Diese Tatsache entgeht Erdogans Kritikern auch in der Türkei nicht. Die oppositionelle Zeitung Cumhuriyet titelte kürzlich: „Letzte Hoffnung Merkel“. Ankara sei besorgt, so Cumhuriyet, dass eine Kürzung der Fördergelder aus der EU praktisch das Einfrieren der Beitrittsgespräche bedeuten würde. Die hektische Vergabe eines Windenergie-Auftrages an eine deutsche Firma und das späte Zurückrudern in Sachen Besuchsrecht deutscher Abgeordneter am NATO-Stützpunkt Konya, sind Versuche, Deutschlands Reaktion wieder zu mildern. Ankaras Priorität vor den Bundestagswahlen am 24. September sei, schreibt Cumhuriyet, die Kanzlerkandidatin der CDU, Merkel, gegenüber dem SPD-Minister, Gabriel, zu stärken.
Völliger Quatsch, möchte man da ausrufen. Erdogans Truppe muss den Bezug zur Realität schon längst verloren haben. Merkel stand zu ihrem Außenminister, statt dessen kritisierte sie unverblümt die Erdogan’schen Unverschämtheiten. Klar, dass dieser postwendend mit einem Angriff auf die CDU durchstartete.
Türkische Alternativstrategien
Erdogans Fußsoldaten und Handlanger basteln unterdessen an einer Alternativstrategie. Doch das Prinzip bleibt gleich: Die Deutschen und die Europäer spalten und gegeneinander ausspielen. Zunächst sind aus türkischer Sicht diejenigen in Deutschland wichtig, die seit über einem Jahrzehnt von einer „privilegierten Partnerschaft“ mit der Türkei träumen. Ankara suggeriert ihnen, sie könnten wunderbare wirtschaftliche Kooperationen miteinander eingehen. Empfänglich für solche Täuschungsmanöver hat sich zum Beispiel die AfD gezeigt. Der AfD-Vorsitzende Alexander Gauland gab kürzlich in einem Interview mit der Deutschen Welle sogar zu, er befürworte, dass die Türken wie während des Kalten Kriegs weiter innerhalb der NATO die Flanke Europas schützen.

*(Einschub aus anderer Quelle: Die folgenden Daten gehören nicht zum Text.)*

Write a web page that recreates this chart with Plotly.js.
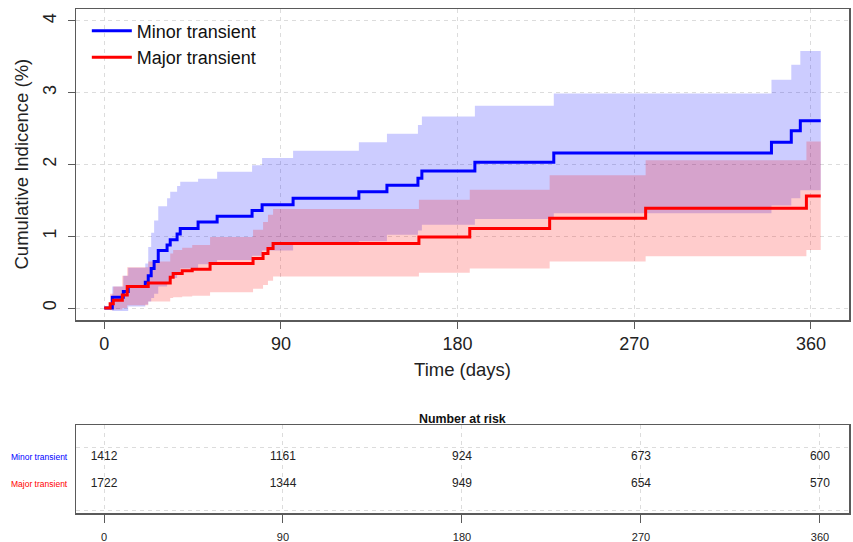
<!DOCTYPE html>
<html>
<head>
<meta charset="utf-8">
<script src="https://cdn.plot.ly/plotly-3.0.1.min.js"></script>
<style>html,body{margin:0;padding:0;background:#fff;}#chart{width:853px;height:542px;}</style>
</head>
<body>
<div id="chart"></div>
<script>
// ---- Data ----
const blueTime = [0, 4.1, 9.7, 12.2, 20.9, 22.4, 23.9, 25.4, 27.5, 32, 33.6, 37.1, 38.7, 47.8, 57.5, 75.3, 80.4, 96.2, 129.7, 144, 159.8, 161.8, 188.8, 229, 339.9, 350, 354.6, 365];
const blueEst  = [0, 0.15, 0.23, 0.30, 0.36, 0.45, 0.55, 0.65, 0.80, 0.88, 0.95, 1.03, 1.11, 1.20, 1.28, 1.36, 1.44, 1.53, 1.62, 1.71, 1.81, 1.91, 2.03, 2.16, 2.31, 2.47, 2.61, 2.61];
const blueLow  = [0, -0.04, -0.04, 0.02, 0.05, 0.09, 0.14, 0.20, 0.30, 0.36, 0.42, 0.48, 0.55, 0.61, 0.67, 0.73, 0.80, 0.88, 0.93, 1.02, 1.08, 1.16, 1.24, 1.32, 1.43, 1.53, 1.64, 1.64];
const blueUp   = [0, 0.30, 0.45, 0.56, 0.62, 0.85, 1.05, 1.22, 1.42, 1.53, 1.62, 1.70, 1.76, 1.80, 1.90, 1.99, 2.09, 2.19, 2.31, 2.43, 2.55, 2.67, 2.82, 2.99, 3.18, 3.39, 3.58, 3.58];

const redTime = [0, 3, 4.6, 9.2, 11.7, 22.4, 33.6, 35.1, 39.7, 44.8, 53.9, 75.8, 80.9, 83.4, 86, 160.3, 186.2, 226.9, 275.8, 357.7, 365];
const redEst  = [0, 0.06, 0.11, 0.18, 0.30, 0.35, 0.43, 0.48, 0.52, 0.54, 0.62, 0.69, 0.76, 0.83, 0.90, 0.99, 1.11, 1.25, 1.39, 1.56, 1.56];
const redLow  = [0, -0.03, -0.02, 0.00, 0.04, 0.09, 0.14, 0.15, 0.16, 0.17, 0.22, 0.27, 0.32, 0.38, 0.44, 0.49, 0.55, 0.65, 0.72, 0.81, 0.81];
const redUp   = [0, 0.20, 0.30, 0.45, 0.57, 0.65, 0.76, 0.81, 0.84, 0.88, 0.99, 1.09, 1.20, 1.30, 1.38, 1.51, 1.65, 1.85, 2.06, 2.32, 2.32];

const groupNames = ["Minor transient", "Major transient"];
const xTicks = [0, 90, 180, 270, 360];
const yTicks = [0, 1, 2, 3, 4];
const riskTimes = [0, 90, 180, 270, 360];
const minorRisk = [1412, 1161, 924, 673, 600];
const majorRisk = [1722, 1344, 949, 654, 570];
const riskRowPos = [0.636, 0.33];
const riskGrid = [0.034, 0.739];

// ---- Styling ----
const FONT = "Liberation Sans, Arial, sans-serif";
const BLUE = "#0000ff", RED = "#ff0000";
const BLUE_FILL = "rgba(0,0,255,0.2)", RED_FILL = "rgba(255,0,0,0.2)";
const GRID = "rgb(220,220,220)";
const BOX = "#5a5a5a";
const MAIN_DOMAIN = [0.3829, 1];
const Y_RANGE = [-0.167, 4.167];

function band(x, lo, hi, fill, xa, ya) {
  return [
    {x: x, y: lo, type: "scatter", mode: "lines", line: {width: 0, shape: "hv"}, showlegend: false, hoverinfo: "skip", xaxis: xa, yaxis: ya},
    {x: x, y: hi, type: "scatter", mode: "lines", line: {width: 0, shape: "hv"}, fill: "tonexty", fillcolor: fill, showlegend: false, hoverinfo: "skip", xaxis: xa, yaxis: ya}
  ];
}

const data = [].concat(
  band(blueTime, blueLow, blueUp, BLUE_FILL, "x", "y"),
  band(redTime, redLow, redUp, RED_FILL, "x", "y"),
  [
    {x: blueTime, y: blueEst, type: "scatter", mode: "lines", name: groupNames[0], line: {color: BLUE, width: 3, shape: "hv"}, xaxis: "x", yaxis: "y"},
    {x: redTime, y: redEst, type: "scatter", mode: "lines", name: groupNames[1], line: {color: RED, width: 3, shape: "hv"}, xaxis: "x", yaxis: "y"},
    // invisible carrier for the offset y tick-label axis
    {x: [xTicks[0]], y: [yTicks[0]], type: "scatter", mode: "markers", marker: {opacity: 0}, showlegend: false, hoverinfo: "skip", xaxis: "x", yaxis: "y3"},
    {x: riskTimes, y: riskTimes.map(() => riskRowPos[0]), text: minorRisk.map(String), type: "scatter", mode: "text", textfont: {family: FONT, size: 12, color: "#222"}, showlegend: false, hoverinfo: "skip", xaxis: "x2", yaxis: "y2"},
    {x: riskTimes, y: riskTimes.map(() => riskRowPos[1]), text: majorRisk.map(String), type: "scatter", mode: "text", textfont: {family: FONT, size: 12, color: "#222"}, showlegend: false, hoverinfo: "skip", xaxis: "x2", yaxis: "y2"}
  ]
);

const layout = {
  width: 853, height: 542,
  margin: {l: 76, r: 4, t: 9, b: 29},
  paper_bgcolor: "#fff", plot_bgcolor: "#fff",
  font: {family: FONT, color: "#222"},
  showlegend: true,
  legend: {x: 0.014, y: 0.993, xanchor: "left", yanchor: "top", traceorder: "normal", bgcolor: "rgba(0,0,0,0)", font: {family: FONT, size: 18, color: "#111"}, tracegroupgap: 0, itemwidth: 40},
  xaxis: {
    domain: [0, 1], range: [-14.4, 379.4], anchor: "y",
    tickvals: xTicks, ticks: "outside", ticklen: 7, tickcolor: BOX, tickwidth: 1,
    tickfont: {family: FONT, size: 18, color: "#222"},
    showgrid: true, gridcolor: GRID, griddash: "4px,4px", gridwidth: 1,
    zeroline: false, showline: true, mirror: true, linecolor: BOX, linewidth: 1.5,
    title: {text: "Time (days)", font: {family: FONT, size: 18.5, color: "#222"}, standoff: 10}
  },
  yaxis: {
    domain: MAIN_DOMAIN, range: Y_RANGE, anchor: "x",
    tickvals: yTicks, ticks: "outside", ticklen: 7, tickcolor: BOX, tickwidth: 1,
    showticklabels: false,
    showgrid: true, gridcolor: GRID, griddash: "4px,4px", gridwidth: 1,
    zeroline: false, showline: true, mirror: true, linecolor: BOX, linewidth: 1.5
  },
  yaxis3: {
    overlaying: "y", anchor: "free", position: 0, shift: -16, side: "left",
    range: Y_RANGE, tickvals: yTicks, tickangle: -90, ticks: "",
    tickfont: {family: FONT, size: 18, color: "#222"},
    showgrid: false, zeroline: false, showline: false
  },
  xaxis2: {
    domain: [0, 1], range: [-14.08, 374.6], anchor: "y2",
    tickvals: riskTimes, ticks: "outside", ticklen: 8, tickcolor: BOX, tickwidth: 1,
    ticklabelstandoff: 5,
    tickfont: {family: FONT, size: 11, color: "#222"},
    showgrid: true, gridcolor: GRID, griddash: "4px,4px", gridwidth: 1,
    zeroline: false, showline: true, mirror: true, linecolor: BOX, linewidth: 1.5
  },
  yaxis2: {
    domain: [0, 0.1746], range: [0, 1], anchor: "x2",
    tickvals: riskGrid, showticklabels: false, ticks: "",
    showgrid: true, gridcolor: GRID, griddash: "4px,4px", gridwidth: 1,
    zeroline: false, showline: true, mirror: true, linecolor: BOX, linewidth: 1.5
  },
  annotations: [
    {text: "Cumulative Indicence (%)", textangle: -90, xref: "paper", yref: "paper", x: 0, xshift: -54, y: (MAIN_DOMAIN[0] + MAIN_DOMAIN[1]) / 2, xanchor: "center", yanchor: "middle", showarrow: false, font: {family: FONT, size: 18.5, color: "#222"}},
    {text: "<b>Number at risk</b>", xref: "paper", yref: "paper", x: 0.5, y: 0.1746, yshift: -3, xanchor: "center", yanchor: "bottom", showarrow: false, font: {family: FONT, size: 12.4, color: "#111"}},
    {text: groupNames[0], xref: "paper", yref: "y2", x: 0, y: riskRowPos[0], xshift: -6, xanchor: "right", yanchor: "middle", showarrow: false, font: {family: FONT, size: 8.5, color: BLUE}},
    {text: groupNames[1], xref: "paper", yref: "y2", x: 0, y: riskRowPos[1], xshift: -6, xanchor: "right", yanchor: "middle", showarrow: false, font: {family: FONT, size: 8.5, color: RED}}
  ]
};

Plotly.newPlot("chart", data, layout, {displayModeBar: false, staticPlot: true});
</script>
</body>
</html>
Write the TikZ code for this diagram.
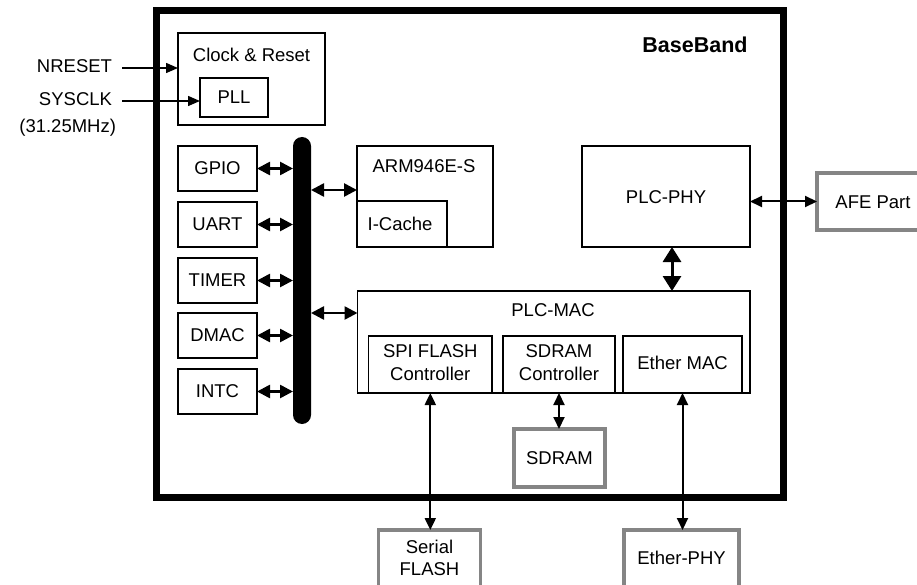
\documentclass[tikz,border=0pt]{standalone}
\usepackage{fontspec}
\setmainfont{Liberation Sans}
\usetikzlibrary{arrows.meta}
\begin{document}
\begin{tikzpicture}[x=1pt,y=-1pt,
  every node/.style={inner sep=0pt, outer sep=0pt},
  txt/.style={font=\fontsize{18.5}{23}\selectfont},
  box/.style={draw, line width=1.7pt},
  gbox/.style={draw=black!48, line width=3.4pt},
  thinarrow/.style={line width=1.4pt, -{Triangle[length=12pt,width=10pt]}},
  dblarrow/.style={line width=2pt, {Triangle[length=12pt,width=11pt]}-{Triangle[length=12pt,width=11pt]}},
  busarrow/.style={line width=2.6pt, {Triangle[length=13pt,width=13pt]}-{Triangle[length=13pt,width=13pt]}},
  bigarrow/.style={line width=3pt, {Triangle[length=15pt,width=18pt]}-{Triangle[length=15pt,width=18pt]}}
]
\useasboundingbox (0,0) rectangle (917,585);
\clip (0,0) rectangle (917,585);

% main BaseBand frame
\node[draw, line width=7pt, minimum width=627pt, minimum height=486pt] (bb) at (469.5,254) {};
\node[font=\fontsize{21.5}{24}\selectfont\bfseries] (bbl) at (695,45) {BaseBand};

% clock & reset
\node[box, minimum width=147pt, minimum height=92pt] (clk) at (251.5,79) {};
\node[txt] (clkl) at (251.5,55) {Clock \& Reset};
\node[box, txt, minimum width=68pt, minimum height=39pt] (pll) at (234,97.5) {PLL};

\node[txt, anchor=east] (nrl) at (112,66) {NRESET};
\node[txt, anchor=east] (scl) at (112,99) {SYSCLK};
\node[txt, anchor=east] (fql) at (116,128) {(31.25MHz)};
\coordinate (nr) at (122,68);
\coordinate (sc) at (122,101);
\draw[thinarrow] (nr) -- (nr -| clk.west);
\draw[thinarrow] (sc) -- (sc -| pll.west);

% bus
\node[fill=black, rounded corners=9pt, minimum width=18pt, minimum height=287pt] (bus) at (302,280.5) {};

% peripherals
\foreach \n/\t/\y in {gpio/GPIO/168.5, uart/UART/224.5, timer/TIMER/280.5, dmac/DMAC/335.5, intc/INTC/391.5}{
  \node[box, txt, minimum width=79pt, minimum height=45pt] (\n) at (217.5,\y) {\t};
  \draw[busarrow] (\n.east) -- (\n.east -| bus.west);
}

% ARM
\node[box, minimum width=136pt, minimum height=101pt] (arm) at (425,196.5) {};
\node[txt] (arml) at (424,166) {ARM946E-S};
\node[box, minimum width=90pt, minimum height=46pt] (ic) at (402,224) {};
\node[txt] (icl) at (400,224) {I-Cache};
\coordinate (armin) at (357,190);
\draw[busarrow] (armin -| bus.east) -- (armin);

% PLC-PHY
\node[box, minimum width=168pt, minimum height=101pt] (phy) at (666,196.5) {};
\node[txt] (phyl) at (666,197) {PLC-PHY};

% AFE
\node[gbox, minimum width=110pt, minimum height=57pt] (afe) at (872,201.5) {};
\node[txt] (afel) at (873,202) {AFE Part};
\draw[dblarrow] (phy.east |- afe.west) -- (afe.west);

% PLC-MAC
\node[box, minimum width=392.5pt, minimum height=102pt] (mac) at (553.75,342) {};
\node[txt] (macl) at (553,310) {PLC-MAC};
\node[box, minimum width=123.4pt, minimum height=57pt] (spi) at (430.3,364.5) {};
\node[txt, align=center] (spil) at (430.3,363) {SPI FLASH\\Controller};
\node[box, minimum width=112pt, minimum height=57pt] (sdc) at (559,364.5) {};
\node[txt, align=center] (sdcl) at (559,363) {SDRAM\\Controller};
\node[box, minimum width=119pt, minimum height=57pt] (emac) at (682.5,364.5) {};
\node[txt] (emacl) at (682.5,363) {Ether MAC};
\coordinate (macin) at (357.5,313);
\draw[busarrow] (macin -| bus.east) -- (macin);

\draw[bigarrow] ([xshift=6pt]phy.south) -- ([xshift=6pt]phy.south |- mac.north);

% SDRAM
\node[gbox, txt, minimum width=91pt, minimum height=58pt] (sdram) at (559.5,458) {SDRAM};
\draw[dblarrow] (sdc.south) -- (sdc.south |- sdram.north);

% Serial FLASH
\node[gbox, minimum width=101.5pt, minimum height=80pt] (sfl) at (429.5,570) {};
\node[txt, align=center, font=\fontsize{18.5}{22}\selectfont] (sfll) at (429.5,558) {Serial\\FLASH};
\draw[dblarrow] (spi.south) -- (spi.south |- sfl.north);

% Ether-PHY
\node[gbox, minimum width=115pt, minimum height=80pt] (ephy) at (681.5,570) {};
\node[txt] (ephyl) at (681.5,558) {Ether-PHY};
\draw[dblarrow] (emac.south) -- (emac.south |- ephy.north);
\end{tikzpicture}
\end{document}
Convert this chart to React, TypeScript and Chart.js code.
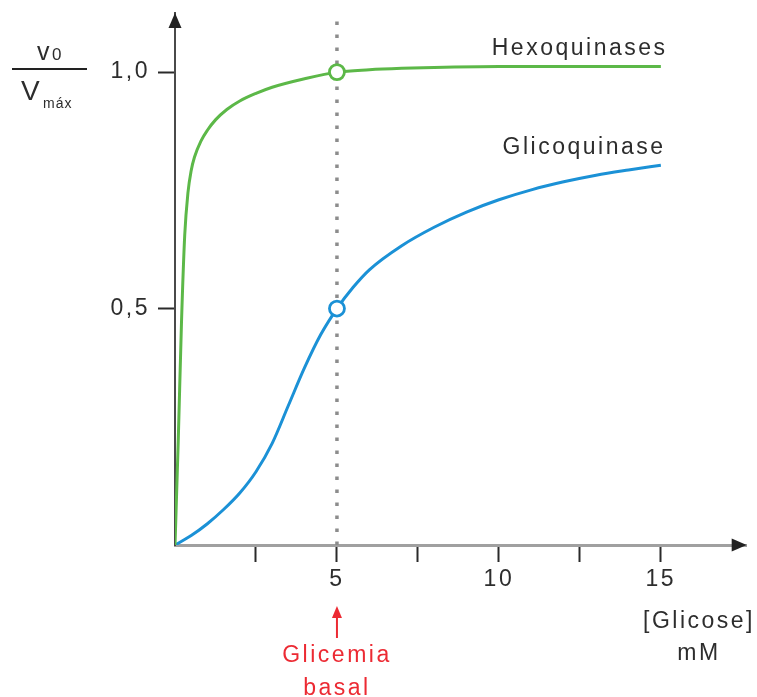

Vor allem aber die deutsche Wirtschaft graust es vor einer Verschlechterung der deutsch-türkischen Beziehungen: Die Geschäfte in der Türkei laufen gut, viele Unternehmen haben die Türkei fest in ihre Lieferketten eingebaut. Da verursachen die ganzen negativen Vibrationen rund um das Thema Menschenrechte und Rechtsstaat einige Unruhe. Kein Wunder, dass sich die Berichte und Kommentare in deutschen Medien häufen, wonach die Unternehmer auf etwas mehr Harmonie zwischen den beiden Staaten hoffen.
Deutschland soll isoliert werden
Es gibt sogar Strategen im Erdogan Lager, die allen Ernstes Planspiele haben, wie die Deutschen innerhalb der EU zu isolieren wären. Sie möchten Großbritannien, das gerade mit der EU über den Brexit verhandelt, auf ihre Seite ziehen. Aber auch andere EU-Länder wie Ungarn oder Polen, die auf einem ähnlich schrägen Kurs sind wie die Türkei. Kurz: Die EU soll nicht mehr fähig sein, einstimmige Beschlüsse zu finden, mit denen sie die Türkei weiter unter Druck setzen könnte.
Ob diese Strategie erfolgreich sein kann, wird sich erst nach den Bundestagswahlen zeigen. Erst dann werden wir wissen, ob die scharfen Töne der deutschen Politik Richtung Ankara nur Wahlkampfgetöse sind, oder ob deutsche Politiker tatsächlich prinzipienfest für Demokratie und Rechtsstaatlichkeit auch am Bosporus eintreten.